Output the first line of the listing and each line after it, up to and including the line that contains "const pieData = categories.map((name, i)", exactly as written, minus the pictures.
________________________________________
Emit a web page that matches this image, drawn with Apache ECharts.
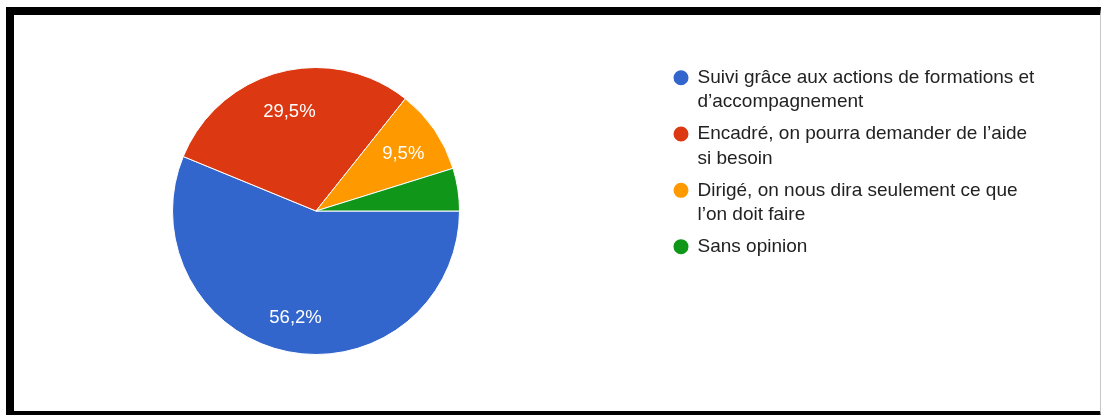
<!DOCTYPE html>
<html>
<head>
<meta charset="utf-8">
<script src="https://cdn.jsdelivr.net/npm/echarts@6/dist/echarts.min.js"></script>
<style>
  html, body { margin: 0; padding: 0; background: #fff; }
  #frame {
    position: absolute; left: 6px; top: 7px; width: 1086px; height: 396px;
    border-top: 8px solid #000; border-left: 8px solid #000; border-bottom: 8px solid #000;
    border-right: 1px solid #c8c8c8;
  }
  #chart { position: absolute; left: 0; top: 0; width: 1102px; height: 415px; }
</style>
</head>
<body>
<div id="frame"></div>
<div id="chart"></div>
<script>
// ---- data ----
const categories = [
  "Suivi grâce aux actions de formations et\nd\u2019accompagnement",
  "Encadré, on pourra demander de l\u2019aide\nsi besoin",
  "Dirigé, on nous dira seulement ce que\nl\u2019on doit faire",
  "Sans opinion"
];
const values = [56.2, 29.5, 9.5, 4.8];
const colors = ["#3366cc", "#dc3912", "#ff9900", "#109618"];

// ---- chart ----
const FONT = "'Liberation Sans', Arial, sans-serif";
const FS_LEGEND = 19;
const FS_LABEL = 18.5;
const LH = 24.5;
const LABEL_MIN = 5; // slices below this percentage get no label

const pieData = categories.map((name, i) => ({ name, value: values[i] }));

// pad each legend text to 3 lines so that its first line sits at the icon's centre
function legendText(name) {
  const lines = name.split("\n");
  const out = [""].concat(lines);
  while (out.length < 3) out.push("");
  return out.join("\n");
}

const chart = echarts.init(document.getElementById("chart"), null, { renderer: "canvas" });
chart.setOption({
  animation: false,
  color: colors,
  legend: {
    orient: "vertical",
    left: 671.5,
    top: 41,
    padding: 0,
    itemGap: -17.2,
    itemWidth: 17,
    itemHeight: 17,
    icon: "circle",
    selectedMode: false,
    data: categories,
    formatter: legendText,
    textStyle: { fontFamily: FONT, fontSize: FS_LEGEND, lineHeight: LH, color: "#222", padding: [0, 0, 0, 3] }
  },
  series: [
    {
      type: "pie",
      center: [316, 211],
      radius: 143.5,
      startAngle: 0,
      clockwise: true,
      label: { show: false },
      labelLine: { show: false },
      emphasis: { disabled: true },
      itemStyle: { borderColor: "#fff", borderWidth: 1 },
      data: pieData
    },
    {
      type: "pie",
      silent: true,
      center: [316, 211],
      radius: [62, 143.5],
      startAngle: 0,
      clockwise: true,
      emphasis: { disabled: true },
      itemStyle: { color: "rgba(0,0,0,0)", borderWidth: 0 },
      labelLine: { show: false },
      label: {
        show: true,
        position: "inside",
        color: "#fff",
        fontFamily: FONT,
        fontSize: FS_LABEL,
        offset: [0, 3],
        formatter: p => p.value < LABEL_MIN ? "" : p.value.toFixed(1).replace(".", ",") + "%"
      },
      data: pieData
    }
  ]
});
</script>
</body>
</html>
________________________________________
#### THE RESULT:
Emit a web page that matches this image, drawn with Apache ECharts.
<!DOCTYPE html>
<html>
<head>
<meta charset="utf-8">
<script src="https://cdn.jsdelivr.net/npm/echarts@6/dist/echarts.min.js"></script>
<style>
  html, body { margin: 0; padding: 0; background: #fff; }
  #frame {
    position: absolute; left: 6px; top: 7px; width: 1086px; height: 396px;
    border-top: 8px solid #000; border-left: 8px solid #000; border-bottom: 8px solid #000;
    border-right: 1px solid #c8c8c8;
  }
  #chart { position: absolute; left: 0; top: 0; width: 1102px; height: 415px; }
</style>
</head>
<body>
<div id="frame"></div>
<div id="chart"></div>
<script>
// ---- data ----
const categories = [
  "Suivi grâce aux actions de formations et\nd\u2019accompagnement",
  "Encadré, on pourra demander de l\u2019aide\nsi besoin",
  "Dirigé, on nous dira seulement ce que\nl\u2019on doit faire",
  "Sans opinion"
];
const values = [56.2, 29.5, 9.5, 4.8];
const colors = ["#3366cc", "#dc3912", "#ff9900", "#109618"];

// ---- chart ----
const FONT = "'Liberation Sans', Arial, sans-serif";
const FS_LEGEND = 19;
const FS_LABEL = 18.5;
const LH = 24.5;
const LABEL_MIN = 5; // slices below this percentage get no label

const pieData = categories.map((name, i) => ({ name, value: values[i] }));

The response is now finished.